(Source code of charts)
##############################
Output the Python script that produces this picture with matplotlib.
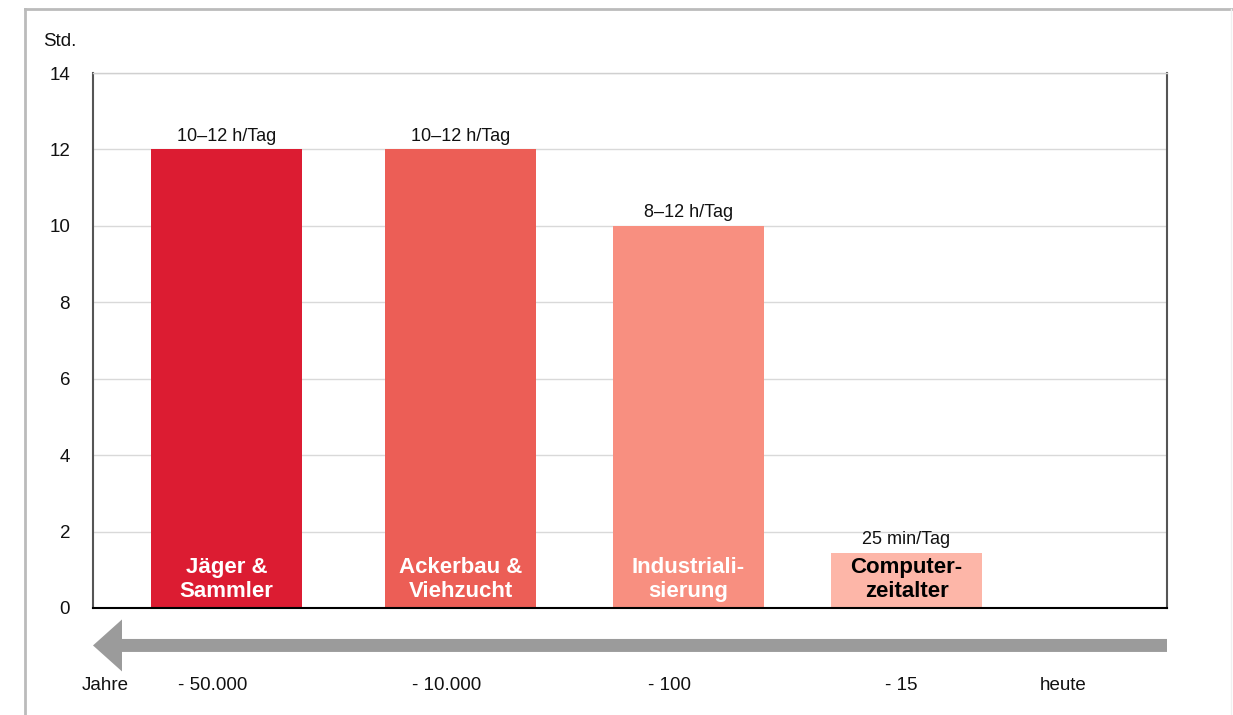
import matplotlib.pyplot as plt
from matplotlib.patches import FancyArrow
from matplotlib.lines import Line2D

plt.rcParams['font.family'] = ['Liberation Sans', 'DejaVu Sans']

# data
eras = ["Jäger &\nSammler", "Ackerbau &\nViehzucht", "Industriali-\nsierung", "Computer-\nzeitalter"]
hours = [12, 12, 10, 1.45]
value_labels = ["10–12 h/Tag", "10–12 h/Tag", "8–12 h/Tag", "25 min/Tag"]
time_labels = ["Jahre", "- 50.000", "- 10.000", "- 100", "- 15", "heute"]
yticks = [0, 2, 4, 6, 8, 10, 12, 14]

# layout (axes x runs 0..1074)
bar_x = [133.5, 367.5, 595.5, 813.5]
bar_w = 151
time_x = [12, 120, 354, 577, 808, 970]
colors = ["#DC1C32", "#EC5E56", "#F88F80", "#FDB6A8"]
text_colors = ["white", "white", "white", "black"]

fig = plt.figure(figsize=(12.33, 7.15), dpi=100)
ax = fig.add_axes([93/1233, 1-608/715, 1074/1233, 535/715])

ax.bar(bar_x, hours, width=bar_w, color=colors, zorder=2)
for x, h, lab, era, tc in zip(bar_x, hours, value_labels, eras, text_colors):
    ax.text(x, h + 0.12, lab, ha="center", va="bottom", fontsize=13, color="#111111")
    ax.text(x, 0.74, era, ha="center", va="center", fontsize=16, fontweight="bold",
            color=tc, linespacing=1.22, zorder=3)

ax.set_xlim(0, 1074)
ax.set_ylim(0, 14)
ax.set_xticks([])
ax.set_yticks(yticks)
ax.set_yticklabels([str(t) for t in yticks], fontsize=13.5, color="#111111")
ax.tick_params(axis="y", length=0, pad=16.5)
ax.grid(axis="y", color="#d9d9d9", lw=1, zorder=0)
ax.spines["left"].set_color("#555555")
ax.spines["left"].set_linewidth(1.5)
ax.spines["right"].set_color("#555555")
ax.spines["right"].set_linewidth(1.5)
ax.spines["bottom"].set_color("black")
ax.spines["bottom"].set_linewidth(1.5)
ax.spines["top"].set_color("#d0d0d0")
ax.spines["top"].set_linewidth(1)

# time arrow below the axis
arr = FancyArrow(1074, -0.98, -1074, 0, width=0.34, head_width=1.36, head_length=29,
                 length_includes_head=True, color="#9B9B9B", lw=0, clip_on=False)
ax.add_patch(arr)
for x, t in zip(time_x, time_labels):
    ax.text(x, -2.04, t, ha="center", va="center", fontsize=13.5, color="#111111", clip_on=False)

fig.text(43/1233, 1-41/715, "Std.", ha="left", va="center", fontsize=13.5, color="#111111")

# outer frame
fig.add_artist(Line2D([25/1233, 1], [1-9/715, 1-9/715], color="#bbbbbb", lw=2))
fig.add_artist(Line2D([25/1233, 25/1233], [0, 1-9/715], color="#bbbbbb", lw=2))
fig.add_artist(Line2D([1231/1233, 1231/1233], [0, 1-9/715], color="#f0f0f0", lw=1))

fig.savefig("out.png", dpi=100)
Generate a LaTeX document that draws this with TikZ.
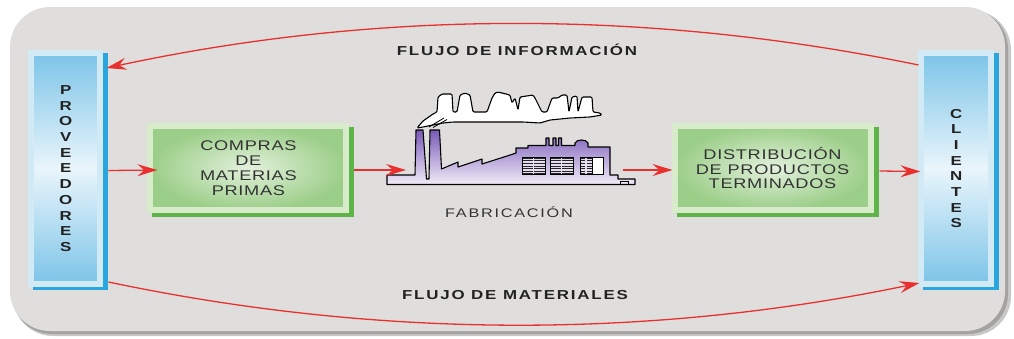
##############################
What you should do – Repeat the listing above exactly from its first line to the line containing "ax = fig.add_axes([93/1233, 1-608/715, 1074/1233, 535/715])", both included, and omit the pictures.

Result of this task –
Output the Python script that produces this picture with matplotlib.
import matplotlib.pyplot as plt
from matplotlib.patches import FancyArrow
from matplotlib.lines import Line2D

plt.rcParams['font.family'] = ['Liberation Sans', 'DejaVu Sans']

# data
eras = ["Jäger &\nSammler", "Ackerbau &\nViehzucht", "Industriali-\nsierung", "Computer-\nzeitalter"]
hours = [12, 12, 10, 1.45]
value_labels = ["10–12 h/Tag", "10–12 h/Tag", "8–12 h/Tag", "25 min/Tag"]
time_labels = ["Jahre", "- 50.000", "- 10.000", "- 100", "- 15", "heute"]
yticks = [0, 2, 4, 6, 8, 10, 12, 14]

# layout (axes x runs 0..1074)
bar_x = [133.5, 367.5, 595.5, 813.5]
bar_w = 151
time_x = [12, 120, 354, 577, 808, 970]
colors = ["#DC1C32", "#EC5E56", "#F88F80", "#FDB6A8"]
text_colors = ["white", "white", "white", "black"]

fig = plt.figure(figsize=(12.33, 7.15), dpi=100)
ax = fig.add_axes([93/1233, 1-608/715, 1074/1233, 535/715])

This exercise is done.